You also got the distinct impression that he now has more on his plate than worrying about a Carling Cup third round trip to the Eastlands Stadium where Sven Goran Eriksson's rebuilt Manchester City await. The tie was duly confirmed today for Tuesday, September 25.
“To be honest with you, it doesn't really concern me – the next few league games, they're the most important thing,” said Grant, with the home clash against Crystal Palace now at the forefront of everyone's mind.
“The one thing I would say is that the one thing you look for in a cup draw is a home game – and we never got that.

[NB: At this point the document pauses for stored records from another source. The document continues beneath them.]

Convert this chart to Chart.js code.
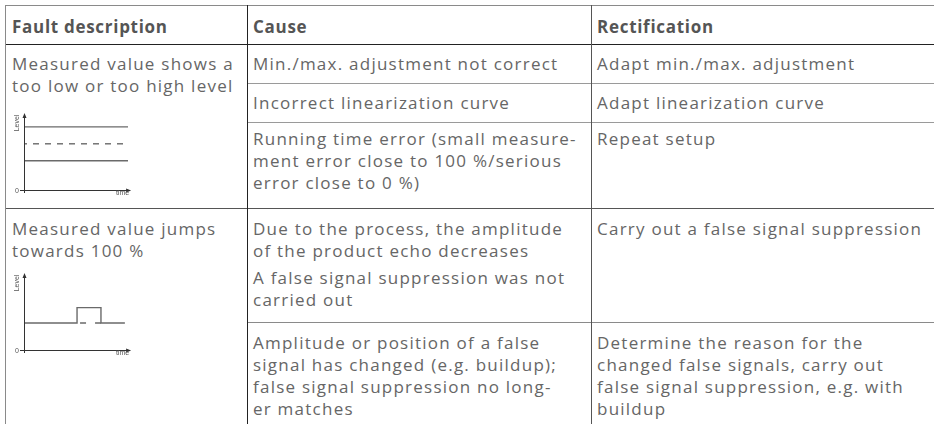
<!DOCTYPE html>
<html><head><meta charset="utf-8">
<script src="https://cdn.jsdelivr.net/npm/chart.js@4/dist/chart.umd.min.js"></script>
<style>
html,body{margin:0;padding:0;background:#fff;width:934px;height:424px;overflow:hidden;}
#wrap{position:relative;width:934px;height:424px;font-family:"Open Sans",sans-serif;color:#666;}
.t{position:absolute;white-space:pre;font-size:17px;line-height:22px;}
.h{font-weight:700;color:#555;font-size:17px;}
.ln{position:absolute;}
canvas{position:absolute;}
</style></head><body><div id="wrap"></div>
<script>
// ---- table text ----
const headers = ["Fault description", "Cause", "Rectification"];
const faults = [
  "Measured value shows a\ntoo low or too high level",
  "Measured value jumps\ntowards 100 %"
];
const causes = [
  "Min./max. adjustment not correct",
  "Incorrect linearization curve",
  "Running time error (small measure-\nment error close to 100 %/serious\nerror close to 0 %)",
  "Due to the process, the amplitude\nof the product echo decreases",
  "A false signal suppression was not\ncarried out",
  "Amplitude or position of a false\nsignal has changed (e.g. buildup);\nfalse signal suppression no long-\ner matches"
];
const rectifications = [
  "Adapt min./max. adjustment",
  "Adapt linearization curve",
  "Repeat setup",
  "Carry out a false signal suppression",
  "Determine the reason for the\nchanged false signals, carry out\nfalse signal suppression, e.g. with\nbuildup"
];
// ---- mini chart data (Level over time) ----
const axisLabels = { y: "Level", x: "time", origin: "0" };
const levelX = [0, 10];
const highLevel = [8.2, 8.2];
const trueLevel = [6.0, 6.0];
const lowLevel = [3.8, 3.8];
const jumpX = [0, 5.1, 5.1, 7.4, 7.4, 9.7];
const jumpLevel = [3.5, 3.5, 5.5, 5.5, 3.5, 3.5];
const hiddenX = [5.1, 7.4];
const hiddenLevel = [3.5, 3.5];

const wrap = document.getElementById('wrap');

// layout (positions only)
const hLines = [[5,5,934,'#8a8a8a'],[44,5,934,'#222'],[83,247,934,'#9a9a9a'],[122,247,934,'#9a9a9a'],[208,5,934,'#555'],[322,247,934,'#8a8a8a']];
const vLines = [[5,5,424,'#8a8a8a'],[247,5,424,'#222'],[591,5,424,'#555']];
hLines.forEach(([y,x1,x2,c])=>{const d=document.createElement('div');d.className='ln';Object.assign(d.style,{left:x1+'px',top:y+'px',width:(x2-x1)+'px',height:'1px',background:c});wrap.appendChild(d);});
vLines.forEach(([x,y1,y2,c])=>{const d=document.createElement('div');d.className='ln';Object.assign(d.style,{left:x+'px',top:y1+'px',height:(y2-y1)+'px',width:'1px',background:c});wrap.appendChild(d);});

// letter spacing to match the reference's wide typeface
const mc = document.createElement('canvas').getContext('2d');
mc.font = '17px "Open Sans"';
const refBody = rectifications[3];
const bodyLS = (324 - mc.measureText(refBody).width) / (refBody.length - 1);
mc.font = 'bold 17px "Open Sans"';
const hdLS = (155 - mc.measureText(headers[0]).width) / (headers[0].length - 1);

function addText(txt, x, y, cls, ls){
  const d=document.createElement('div');d.className='t '+(cls||'');d.textContent=txt;
  d.style.left=x+'px';d.style.top=y+'px';d.style.letterSpacing=ls+'px';wrap.appendChild(d);
}
const colX = [12, 253, 597];
headers.forEach((h,i)=>addText(h, colX[i], 16, 'h', hdLS));
const faultTop=[53,218];
faults.forEach((t,i)=>addText(t,colX[0],faultTop[i],'',bodyLS));
const causeTop=[53,92,128,218,267,332];
causes.forEach((t,i)=>addText(t,colX[1],causeTop[i],'',bodyLS));
const rectTop=[53,92,128,218,332];
rectifications.forEach((t,i)=>addText(t,colX[2],rectTop[i],'',bodyLS));

// ---- charts ----
const axesPlugin = {
  id:'axesArrows',
  afterDraw(chart){
    const {ctx, scales:{x, y}} = chart;
    const x0 = x.getPixelForValue(0), xE = x.getPixelForValue(10.3);
    const y0 = y.getPixelForValue(0), yE = y.getPixelForValue(10);
    ctx.save();
    ctx.strokeStyle='#333';ctx.fillStyle='#333';ctx.lineWidth=1;
    ctx.beginPath();
    ctx.moveTo(x0-4, Math.round(y0)+0.5); ctx.lineTo(xE-3, Math.round(y0)+0.5);
    ctx.moveTo(Math.round(x0)+0.5, y0+3); ctx.lineTo(Math.round(x0)+0.5, yE+3);
    ctx.stroke();
    ctx.beginPath();
    ctx.moveTo(xE, Math.round(y0)+0.5); ctx.lineTo(xE-5, Math.round(y0)-1.5); ctx.lineTo(xE-5, Math.round(y0)+2.5); ctx.closePath();
    ctx.moveTo(Math.round(x0)+0.5, yE); ctx.lineTo(Math.round(x0)-1.5, yE+5); ctx.lineTo(Math.round(x0)+2.5, yE+5); ctx.closePath();
    ctx.fill();
    ctx.fillStyle='#555';
    ctx.font='7px "Liberation Sans", Arial, sans-serif';
    ctx.textBaseline='middle';
    ctx.textAlign='right';
    ctx.fillText(axisLabels.origin, x0-5, y0+1);
    ctx.textAlign='right';
    ctx.fillText(axisLabels.x, xE-2, y0+3);
    ctx.translate(x0-7, yE+10);
    ctx.rotate(-Math.PI/2);
    ctx.textAlign='center';
    ctx.fillText(axisLabels.y, 0, 0);
    ctx.restore();
  }
};
function pts(xs, ys){ return xs.map((v,i)=>({x:v, y:ys[i]})); }
function makeChart(left, top, datasets){
  const c=document.createElement('canvas');
  c.width=135;c.height=95;c.style.left=left+'px';c.style.top=top+'px';c.style.width='135px';c.style.height='95px';
  wrap.appendChild(c);
  return new Chart(c, {
    type:'line',
    data:{datasets},
    options:{
      responsive:false, animation:false, devicePixelRatio:1,
      layout:{padding:{left:19,right:12,top:8,bottom:10}},
      plugins:{legend:{display:false},tooltip:{enabled:false}},
      elements:{point:{radius:0},line:{tension:0}},
      scales:{
        x:{type:'linear',min:0,max:10,display:false},
        y:{type:'linear',min:0,max:10,display:false}
      }
    },
    plugins:[axesPlugin]
  });
}
const lineStyle = {borderColor:'#6a6a6a', borderWidth:1.4, fill:false};
makeChart(5, 105, [
  Object.assign({data:pts(levelX, highLevel)}, lineStyle),
  Object.assign({data:pts(levelX, trueLevel), borderDash:[6,6], borderDashOffset:-9}, lineStyle),
  Object.assign({data:pts(levelX, lowLevel)}, lineStyle)
]);
makeChart(5, 265, [
  Object.assign({data:pts(jumpX, jumpLevel)}, lineStyle),
  Object.assign({data:pts(hiddenX, hiddenLevel), borderDash:[6,9], borderDashOffset:-3}, lineStyle)
]);
</script></body></html>
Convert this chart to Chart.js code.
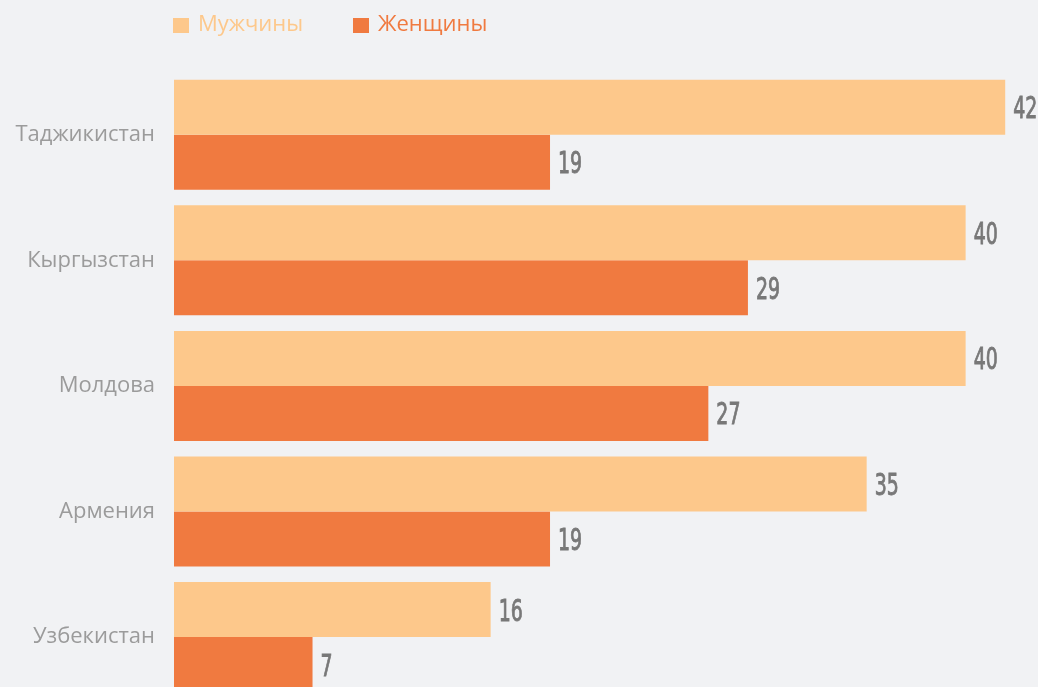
<!DOCTYPE html>
<html lang="ru">
<head>
<meta charset="utf-8">
<script src="https://cdn.jsdelivr.net/npm/chart.js@4/dist/chart.umd.min.js"></script>
<style>
  html, body { margin: 0; padding: 0; background: #f1f2f4; overflow: hidden; }
  #wrap { width: 1038px; height: 732px; position: relative; }
</style>
</head>
<body>
<div id="wrap"><canvas id="chart" width="1038" height="732"></canvas></div>
<script>
const countries = ['Таджикистан', 'Кыргызстан', 'Молдова', 'Армения', 'Узбекистан'];
const men = [42, 40, 40, 35, 16];
const women = [19, 29, 27, 19, 7];
const seriesNames = ['Мужчины', 'Женщины'];
const colors = ['#fdc88b', '#f07a40'];

// Legend drawn at the top-left, above the bars
const legendPlugin = {
  id: 'topLegend',
  afterDraw(chart) {
    const ctx = chart.ctx;
    ctx.save();
    ctx.font = '500 22px "Open Sans", sans-serif';
    ctx.textBaseline = 'middle';
    const items = [{ box: 173, text: 198 }, { box: 353, text: 378 }];
    chart.data.datasets.forEach((ds, i) => {
      ctx.fillStyle = ds.backgroundColor;
      ctx.fillRect(items[i].box, 18, 16, 15);
      ctx.fillText(ds.label, items[i].text, 25);
    });
    ctx.restore();
  }
};

// Value labels at the end of each bar, in a condensed face
const valuePlugin = {
  id: 'barValues',
  afterDatasetsDraw(chart) {
    const ctx = chart.ctx;
    ctx.save();
    ctx.fillStyle = '#787878';
    ctx.strokeStyle = '#787878';
    ctx.lineWidth = 0.9;
    ctx.textBaseline = 'middle';
    ctx.font = '31px "Liberation Sans Narrow", "DejaVu Sans Condensed", sans-serif';
    chart.data.datasets.forEach((ds, di) => {
      chart.getDatasetMeta(di).data.forEach((bar, i) => {
        const txt = String(ds.data[i]);
        ctx.save();
        ctx.translate(bar.x + 8, bar.y + 3);
        ctx.scale(0.68, 1);
        ctx.fillText(txt, 0, 0);
        ctx.strokeText(txt, 0, 0);
        ctx.restore();
      });
    });
    ctx.restore();
  }
};

new Chart(document.getElementById('chart'), {
  type: 'bar',
  data: {
    labels: countries,
    datasets: [
      { label: seriesNames[0], data: men, backgroundColor: colors[0] },
      { label: seriesNames[1], data: women, backgroundColor: colors[1] }
    ]
  },
  options: {
    indexAxis: 'y',
    responsive: false,
    animation: false,
    layout: { padding: { top: 72, right: 13, bottom: 0, left: 0 } },
    datasets: { bar: { categoryPercentage: 0.876, barPercentage: 1, borderWidth: 0 } },
    plugins: { legend: { display: false }, tooltip: { enabled: false } },
    scales: {
      x: { min: 0, max: 43, display: false, grid: { display: false } },
      y: {
        grid: { display: false, drawTicks: false },
        border: { display: false },
        ticks: {
          color: '#9b9b9b',
          padding: 19,
          font: { family: '"Open Sans", sans-serif', size: 22 }
        },
        afterFit(scale) { scale.width = 174; }
      }
    }
  },
  plugins: [legendPlugin, valuePlugin]
});
</script>
</body>
</html>
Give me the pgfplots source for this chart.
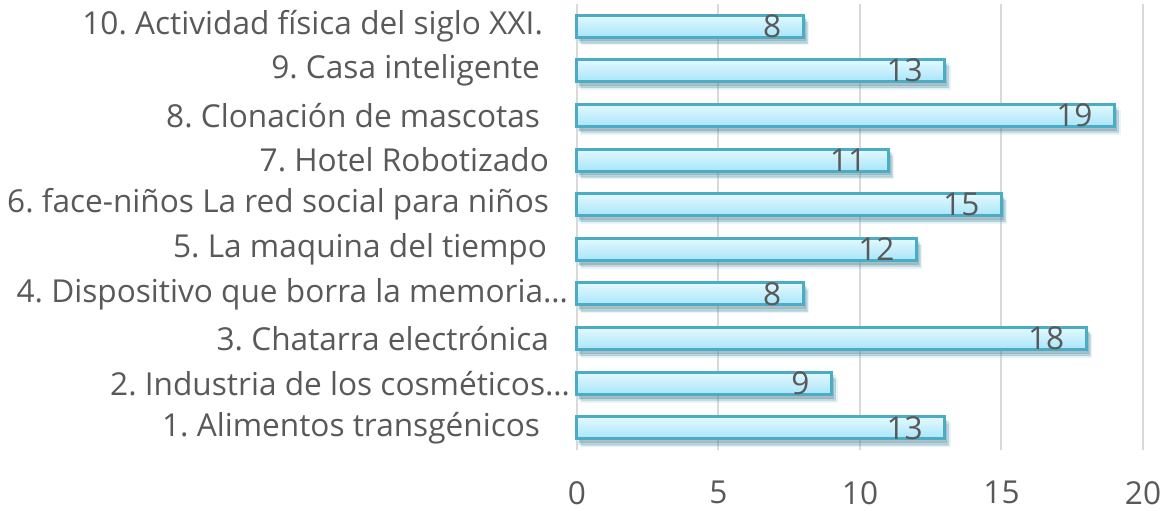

“But it's a big challenge against a very good side at this moment in time. But, as I say, I'm more concerned about getting ourselves sorted out for the next league match.”
In the meantime, the Canaries were keeping FlyBe's service to Edinburgh in business as Irish youngster Kurtis Byrne followed Ryan Jarvis north and joined John Collins' Hibs.
But whereas Jarvis has arrived at Kilmarnock on loan until the New Year, Byrne appears set on a full-time move after the 17-year-old, second year Academy scholar “negotiated his release from the Carrow Road club”, according to tonight's Edinburgh Evening News.
“He's a good quality player with potential and at 6ft tall, he's a good size for a young boy,” said Collins, as Byrne scored a goal in Hibs U19's 3-1 win over Inverness Caledonian Thistle this weekend.
Byrne's father, Paul, was a striker with Celtic – hence the strong Scottish connections of the Dublin-born youngster.
His arrival at Easter Road still comes as a slight surprise given that the teenager was the subject of the 'Academy Interview' in Saturday's match-day programme against Cardiff.
Quizzed as to his hopes for this season after a first year at Colney hit by illness, Byrne said: “I want to get a lot more reserve matches and then earn a professional contract at the end of the year and then, hopefully, push on into the first team,” he told the City programme.
“It gives you hope when you see others making in through,” added the Republic of Ireland Under-17 striker. “You know that if you work hard the rewards are there.”